Malam

Bunyi mesin fax membuyarkan rekat kelopak mataku. Setengah tiga pagi. Secarik kertas keluar, terasa hangat akibat baru saja dilindas drum tinta. Tertulis di kop-nya, The Hon Brendan O’Connor MP. Dari kedutaan besar Australia rupanya, mengabarkan Pak Connor, mendagri negeri Kanguru itu, sedang berada di Jakarta dan akan bertemu dengan Jenderal Timur Pradopo, kapolri negeri komodo. Mereka akan membahas soal penegakan hukum. Australia, menurut rilis fax itu, sedang mengerjakan tiga kapal patroli berkecapatan tinggi sepanjang 16 meter yang akan diserahkan kepada Polri untuk membantu mengatasi penyelundupan manusia di kawasan yang berbatasan.

Inilah pekerjaanku sekarang, Nak. Menjaga malam. Tidak selalu. Kebetulan saja hari ini kena aplusan malam. Rada sepi juga malam ini. Macet yang mengular karena hujan tadi sore sudah mulai cair dan terurai, begitu kata media online. Kemorosok suara radio juga tak lagi ribut. Hanya diskusi-diskusi saja perihal perlukah Kangen Band dipenjara atau cukup direhabilitasi saja. Soal bom di Utan Kayu juga tak banyak lagi dibicarakan.

Inilah malam ini. Malam dimana aku menuliskan ini untukmu. Ada baiknya kau baca di malam hari juga, agar kau rasakan hawa dingin menusuk, segelas kopi merk Ya! yang nyaris tandas, detak jam yang kadang terdengar kadang tidak, dan Mr. Big yang memberi hiburan bagi kami.

BACA:  Ini dari Om Didit, Nak

Baiklah, akan kuceritakan padamu tentang malam. Suatu hari, di halaman-halaman depan skripsi Bang Luhur yang aku pinjam, aku baca kalimat ini: dan malam adalah cermin, yang selalu setia menunjukkan kekurangan diri. Kira-kira seperti itu. Kalimat pendek itu sangat menohokku, mengingatkan bahwa setengah dari hidup ini adalah perjalanan malam. dan bisa jadi setengahnya itulah penuh kekurangan. Malam menyimpan rahasia-rahasia kejahatan.

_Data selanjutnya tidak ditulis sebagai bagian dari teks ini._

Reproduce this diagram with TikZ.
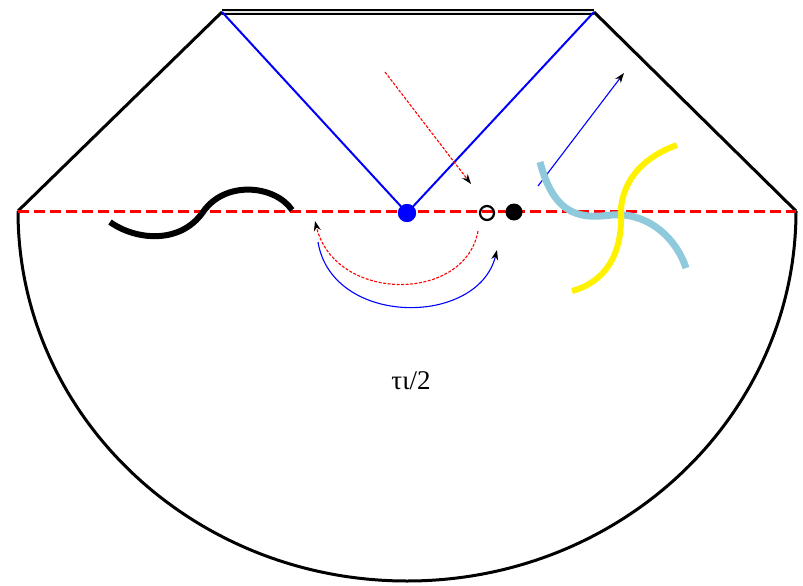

Di malam hari, ketika semua topeng siang lepas, te-review-lah apa saja yang telah berlalu. Terbukalah hak-hak siapa yang telah kita langgar. Hati siapa yang disakiti. Meski dia akan tetap menjadi rahasia. Karena ketika siang kembali datang, terlupakanlah semua seolah tak pernah ada apa-apa.

Di malam hari, koruptor, playboy, alay, pemuda karang taruna, penjaga mushalla, ketua KUD, kordinator liputan, semua tergoda untuk merenung, tak peduli seberapa sibuk mereka di siang hari. Ada apa dengan malam?

Lalu aku teringat pada Ags. Arya Dipayana, yang berpulang awal Maret lalu. Kenapa malam? tanyanya.
Dan dijawabnya pula dalam puisi yang sama:
Maka diciptakan-Nya malam bagimu agar kau sempat menangisi dukamu.